Records excerpted from a collection
** begin **

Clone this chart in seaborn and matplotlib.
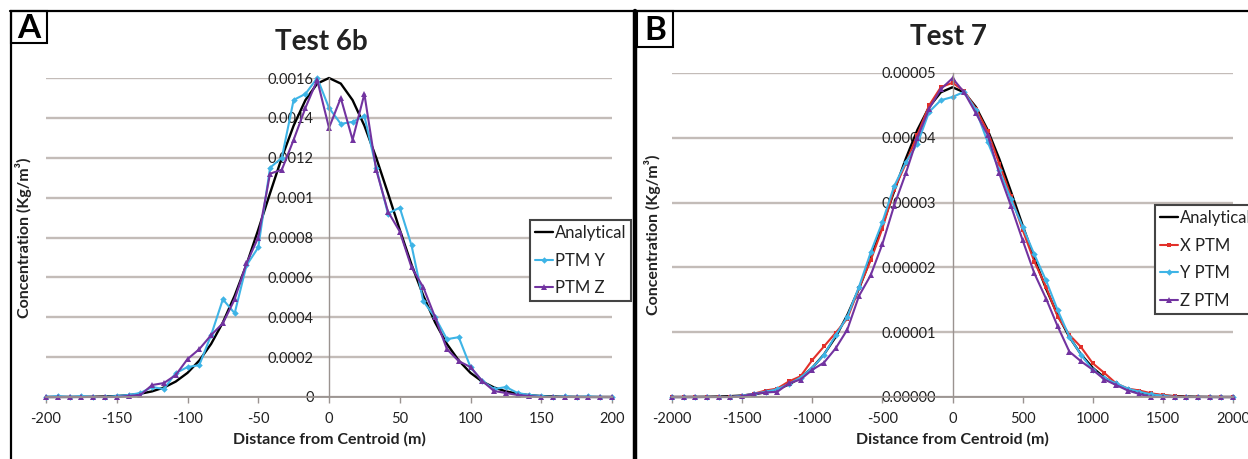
import matplotlib
matplotlib.use("Agg")
import matplotlib.pyplot as plt
import seaborn as sns
from matplotlib.lines import Line2D
from matplotlib.patches import Rectangle

# ---------------- data: panel A (Test 6b) ----------------
dist_a = [-200, -191.67, -183.33, -175, -166.67, -158.33, -150, -141.67, -133.33, -125,
          -116.67, -108.33, -100, -91.67, -83.33, -75, -66.67, -58.33, -50, -41.67,
          -33.33, -25, -16.67, -8.33, 0, 8.33, 16.67, 25, 33.33, 41.67,
          50, 58.33, 66.67, 75, 83.33, 91.67, 100, 108.33, 116.67, 125,
          133.33, 141.67, 150, 158.33, 166.67, 175, 183.33, 191.67, 200]
analytical_a = [0.0, 0.0000001, 0.0000003, 0.0000006, 0.0000012, 0.0000025, 0.0000048, 0.000009, 0.0000162, 0.0000283,
                0.0000476, 0.0000773, 0.000121, 0.000183, 0.000266, 0.000374, 0.000508, 0.000664, 0.000839, 0.001022,
                0.001201, 0.001361, 0.001489, 0.001572, 0.0016, 0.001572, 0.001489, 0.001361, 0.001201, 0.001022,
                0.000839, 0.000664, 0.000508, 0.000374, 0.000266, 0.000183, 0.000121, 0.0000773, 0.0000476, 0.0000283,
                0.0000162, 0.000009, 0.0000048, 0.0000025, 0.0000012, 0.0000006, 0.0000003, 0.0000001, 0.0]
ptm_y_a = [0.0, 0.000005, 0.0, 0.000005, 0.0, 0.0, 0.000005, 0.00001, 0.00002, 0.00005,
           0.00004, 0.00012, 0.00015, 0.00016, 0.00031, 0.00049, 0.00042, 0.00066, 0.00075, 0.00115,
           0.00120, 0.00149, 0.00152, 0.00160, 0.00145, 0.00137, 0.00138, 0.00141, 0.00115, 0.00092,
           0.00095, 0.00076, 0.00048, 0.00040, 0.00029, 0.00030, 0.00015, 0.00008, 0.00004, 0.00005,
           0.00002, 0.00001, 0.000005, 0.0, 0.000003, 0.0, 0.000003, 0.0, 0.0]
ptm_z_a = [0.0, 0.0, 0.0, 0.0, 0.0, 0.0, 0.0, 0.000005, 0.00001, 0.00006,
           0.00007, 0.00011, 0.00019, 0.00024, 0.00031, 0.00037, 0.00049, 0.00067, 0.00080, 0.00112,
           0.00114, 0.00129, 0.00145, 0.00159, 0.00135, 0.00150, 0.00129, 0.00152, 0.00114, 0.00093,
           0.00083, 0.00065, 0.00055, 0.00040, 0.00024, 0.00018, 0.00015, 0.00008, 0.00003, 0.00002,
           0.00001, 0.000005, 0.0, 0.0, 0.0, 0.0, 0.0, 0.0, 0.0]
xticks_a = [-200, -150, -100, -50, 0, 50, 100, 150, 200]
xlabels_a = ["-200", "-150", "-100", "-50", "0", "50", "100", "150", "200"]
yticks_a = [0, 0.0002, 0.0004, 0.0006, 0.0008, 0.001, 0.0012, 0.0014, 0.0016]
ylabels_a = ["0", "0.0002", "0.0004", "0.0006", "0.0008", "0.001", "0.0012", "0.0014", "0.0016"]

# ---------------- data: panel B (Test 7) ----------------
dist_b = [-2000, -1916.7, -1833.3, -1750, -1666.7, -1583.3, -1500, -1416.7, -1333.3, -1250,
          -1166.7, -1083.3, -1000, -916.7, -833.3, -750, -666.7, -583.3, -500, -416.7,
          -333.3, -250, -166.7, -83.3, 0, 83.3, 166.7, 250, 333.3, 416.7,
          500, 583.3, 666.7, 750, 833.3, 916.7, 1000, 1083.3, 1166.7, 1250,
          1333.3, 1416.7, 1500, 1583.3, 1666.7, 1750, 1833.3, 1916.7, 2000]
analytical_b = [0.0, 0.0, 1e-8, 3e-8, 7e-8, 1.3e-7, 2.3e-7, 4.2e-7, 7.2e-7, 1.19e-6,
                1.92e-6, 2.99e-6, 4.50e-6, 6.56e-6, 9.26e-6, 1.265e-5, 1.673e-5, 2.139e-5, 2.648e-5, 3.171e-5,
                3.676e-5, 4.124e-5, 4.476e-5, 4.702e-5, 4.78e-5, 4.702e-5, 4.476e-5, 4.124e-5, 3.676e-5, 3.171e-5,
                2.648e-5, 2.139e-5, 1.673e-5, 1.265e-5, 9.26e-6, 6.56e-6, 4.50e-6, 2.99e-6, 1.92e-6, 1.19e-6,
                7.2e-7, 4.2e-7, 2.3e-7, 1.3e-7, 7e-8, 3e-8, 1e-8, 0.0, 0.0]
x_ptm_b = [0.0, 0.0, 0.0, 0.0, 0.0, 0.0, 2e-7, 5e-7, 1.0e-6, 1.3e-6,
           2.4e-6, 3.2e-6, 5.7e-6, 7.8e-6, 9.9e-6, 1.21e-5, 1.68e-5, 2.11e-5, 2.6e-5, 3.2e-5,
           3.6e-5, 4.05e-5, 4.5e-5, 4.78e-5, 4.85e-5, 4.72e-5, 4.45e-5, 4.1e-5, 3.6e-5, 3.1e-5,
           2.58e-5, 2.09e-5, 1.7e-5, 1.24e-5, 9.6e-6, 7.7e-6, 5.2e-6, 3.7e-6, 2.1e-6, 1.3e-6,
           1.0e-6, 5.7e-7, 3e-7, 1e-7, 0.0, 0.0, 0.0, 0.0, 0.0]
y_ptm_b = [0.0, 0.0, 0.0, 0.0, 0.0, 0.0, 2e-7, 5e-7, 8e-7, 1.2e-6,
           2.0e-6, 3.0e-6, 4.5e-6, 6.5e-6, 9.5e-6, 1.24e-5, 1.7e-5, 2.23e-5, 2.7e-5, 3.25e-5,
           3.62e-5, 3.91e-5, 4.4e-5, 4.58e-5, 4.63e-5, 4.71e-5, 4.43e-5, 3.94e-5, 3.5e-5, 3.05e-5,
           2.63e-5, 2.2e-5, 1.8e-5, 1.34e-5, 9.3e-6, 6.5e-6, 4.2e-6, 2.9e-6, 2.1e-6, 1.3e-6,
           8e-7, 4e-7, 2e-7, 0.0, 0.0, 0.0, 0.0, 0.0, 0.0]
z_ptm_b = [0.0, 0.0, 0.0, 0.0, 0.0, 0.0, 1e-7, 5e-7, 7e-7, 8e-7,
           2.1e-6, 2.7e-6, 4.2e-6, 5.3e-6, 7.5e-6, 1.04e-5, 1.56e-5, 1.88e-5, 2.36e-5, 2.95e-5,
           3.45e-5, 4.0e-5, 4.45e-5, 4.75e-5, 4.92e-5, 4.7e-5, 4.38e-5, 4.05e-5, 3.45e-5, 2.95e-5,
           2.42e-5, 1.91e-5, 1.52e-5, 1.09e-5, 7.0e-6, 5.5e-6, 4.2e-6, 2.7e-6, 1.85e-6, 1.0e-6,
           4.6e-7, 0.0, 0.0, 0.0, 0.0, 0.0, 0.0, 0.0, 0.0]
xticks_b = [-2000, -1500, -1000, -500, 0, 500, 1000, 1500, 2000]
xlabels_b = ["-2000", "-1500", "-1000", "-500", "0", "500", "1000", "1500", "2000"]
yticks_b = [0, 0.00001, 0.00002, 0.00003, 0.00004, 0.00005]
ylabels_b = ["0.00000", "0.00001", "0.00002", "0.00003", "0.00004", "0.00005"]

# ---------------- style ----------------
sns.set_theme(style="white")
plt.rcParams['font.family'] = ['Lato', 'DejaVu Sans']
plt.rcParams['axes.unicode_minus'] = False

BLACK = "#000000"
BLUE = "#3eb4e6"
PURPLE = "#7233a0"
RED = "#e2302a"
GRID = "#c3bcb8"
AXIS = "#9a9390"
TXT = "#222222"

W, H = 1248, 459
fig = plt.figure(figsize=(W / 100, H / 100), dpi=100)
fig.patch.set_facecolor("white")

axA = fig.add_axes([46 / W, (H - 397) / H, 566 / W, 319 / H])
axB = fig.add_axes([672 / W, (H - 397) / H, 561 / W, 324 / H])


def series(ax, x, y, color, label, marker=None, ms=3.5, lw=1.5):
    kw = dict(x=x, y=y, color=color, label=label, ax=ax, estimator=None,
              sort=False, linewidth=lw, clip_on=False)
    if marker:
        kw.update(marker=marker, markersize=ms, markeredgewidth=0,
                  markerfacecolor=color)
    sns.lineplot(**kw)


series(axA, dist_a, analytical_a, BLACK, "Analytical", lw=1.7)
series(axA, dist_a, ptm_y_a, BLUE, "PTM Y", marker="D", ms=3.3)
series(axA, dist_a, ptm_z_a, PURPLE, "PTM Z", marker="^", ms=4.2)

series(axB, dist_b, analytical_b, BLACK, "Analytical", lw=1.7)
series(axB, dist_b, x_ptm_b, RED, "X PTM", marker="s", ms=3.5)
series(axB, dist_b, y_ptm_b, BLUE, "Y PTM", marker="D", ms=3.3)
series(axB, dist_b, z_ptm_b, PURPLE, "Z PTM", marker="^", ms=4.2)


def style_axes(ax, xlim, ylim, xt, xl, yt, yl, title, title_x, ylab_x, ypad, leg_anchor):
    ax.set_xlim(*xlim)
    ax.set_ylim(*ylim)
    ax.set_xticks(xt)
    ax.set_xticklabels(xl)
    ax.set_yticks(yt)
    ax.set_yticklabels(yl)
    ax.set_facecolor("white")
    ax.grid(axis="y", color=GRID, linewidth=1.7)
    ax.grid(axis="x", visible=False)
    ax.set_axisbelow(True)
    for s in ("top", "right"):
        ax.spines[s].set_visible(False)
    ax.spines["left"].set_position(("data", 0))
    ax.spines["left"].set_color(AXIS)
    ax.spines["left"].set_linewidth(1.0)
    ax.spines["bottom"].set_color(AXIS)
    ax.spines["bottom"].set_linewidth(1.3)
    ax.tick_params(axis="x", bottom=True, length=4, width=1, color=AXIS,
                   direction="out", pad=7, labelsize=10.5, labelcolor=TXT)
    ax.tick_params(axis="y", left=False, length=0, pad=ypad, labelsize=10.5,
                   labelcolor=TXT)
    ax.set_xlabel("Distance from Centroid (m)", fontsize=11.5, fontweight="bold",
                  color=TXT, labelpad=4)
    ax.set_ylabel("Concentration (Kg/m³)", fontsize=11.5, fontweight="bold",
                  color=TXT)
    ax.yaxis.set_label_coords(ylab_x, 0.5)
    ax.set_title(title, fontsize=20, fontweight="bold", color=TXT, x=title_x,
                 pad=20)
    leg = ax.legend(loc="upper left", bbox_to_anchor=leg_anchor, frameon=True,
                    fancybox=False, framealpha=1, edgecolor="#444444",
                    fontsize=12, handlelength=1.1, handletextpad=0.1,
                    borderpad=0.3, labelspacing=0.7, borderaxespad=0,
                    numpoints=1)
    leg.get_frame().set_linewidth(1.5)
    for t in leg.get_texts():
        t.set_color(TXT)


style_axes(axA, (-200, 200), (0, 0.0016), xticks_a, xlabels_a, yticks_a, ylabels_a,
           "Test 6b", 0.486, -0.024, 11, (0.855, 0.555))
style_axes(axB, (-2000, 2000), (0, 0.00005), xticks_b, xlabels_b, yticks_b, ylabels_b,
           "Test 7", 0.492, -0.019, 12, (0.861, 0.593))

# ---------------- panel frames and letters ----------------
def fx(x):
    return x / W


def fy(y):
    return 1 - y / H


fig.add_artist(Line2D([fx(10), 1], [fy(11), fy(11)], color="black", lw=1.6,
                      transform=fig.transFigure))
fig.add_artist(Line2D([fx(11), fx(11)], [0, fy(11)], color="black", lw=1.6,
                      transform=fig.transFigure))
fig.add_artist(Line2D([fx(635), fx(635)], [0, fy(11)], color="black", lw=3.2,
                      transform=fig.transFigure))
fig.add_artist(Rectangle((fx(11), fy(43)), 36 / W, 32 / H, fill=False,
                         edgecolor="black", lw=1.5, transform=fig.transFigure))
fig.add_artist(Rectangle((fx(637), fy(47)), 36 / W, 36 / H, fill=False,
                         edgecolor="black", lw=1.5, transform=fig.transFigure))
fig.text(fx(29), fy(28), "A", fontsize=24, fontweight="bold", ha="center",
         va="center", color="black")
fig.text(fx(655), fy(30), "B", fontsize=24, fontweight="bold", ha="center",
         va="center", color="black")

fig.savefig("out.png", dpi=100, facecolor="white")
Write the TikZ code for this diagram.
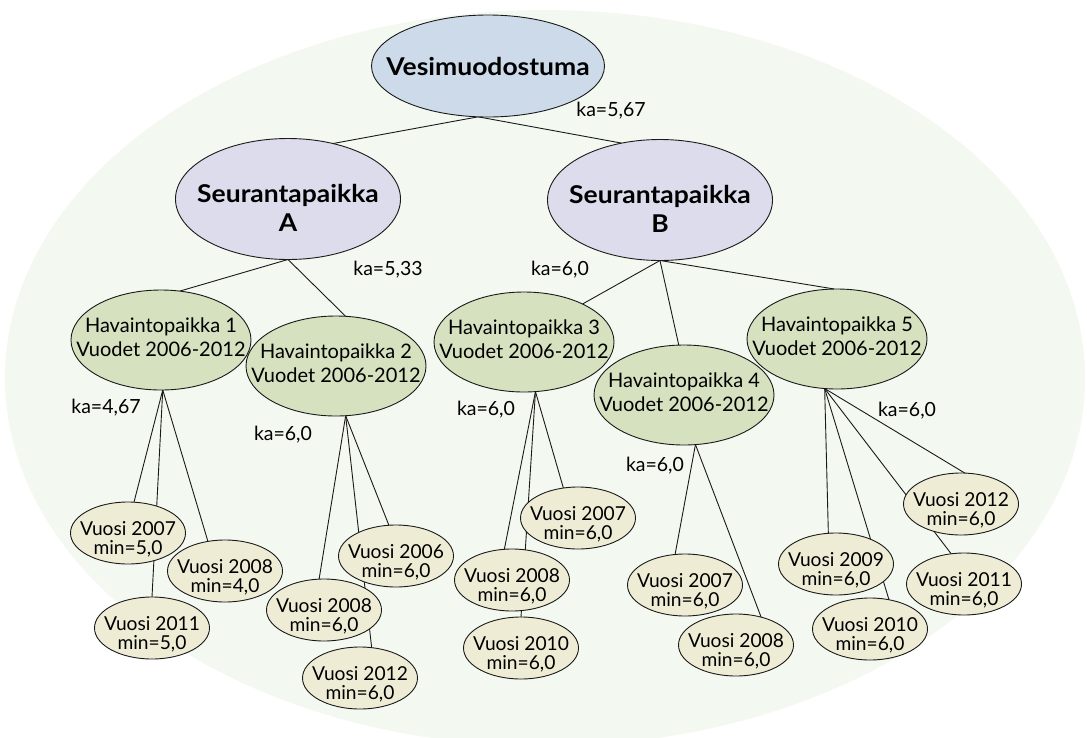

** end **

Transcribe exactly, with no pictures, the lines running from the first line of the material through the line holding "from matplotlib.patches import Rectangle".

Clone this chart in seaborn and matplotlib.
import matplotlib
matplotlib.use("Agg")
import matplotlib.pyplot as plt
import seaborn as sns
from matplotlib.lines import Line2D
from matplotlib.patches import Rectangle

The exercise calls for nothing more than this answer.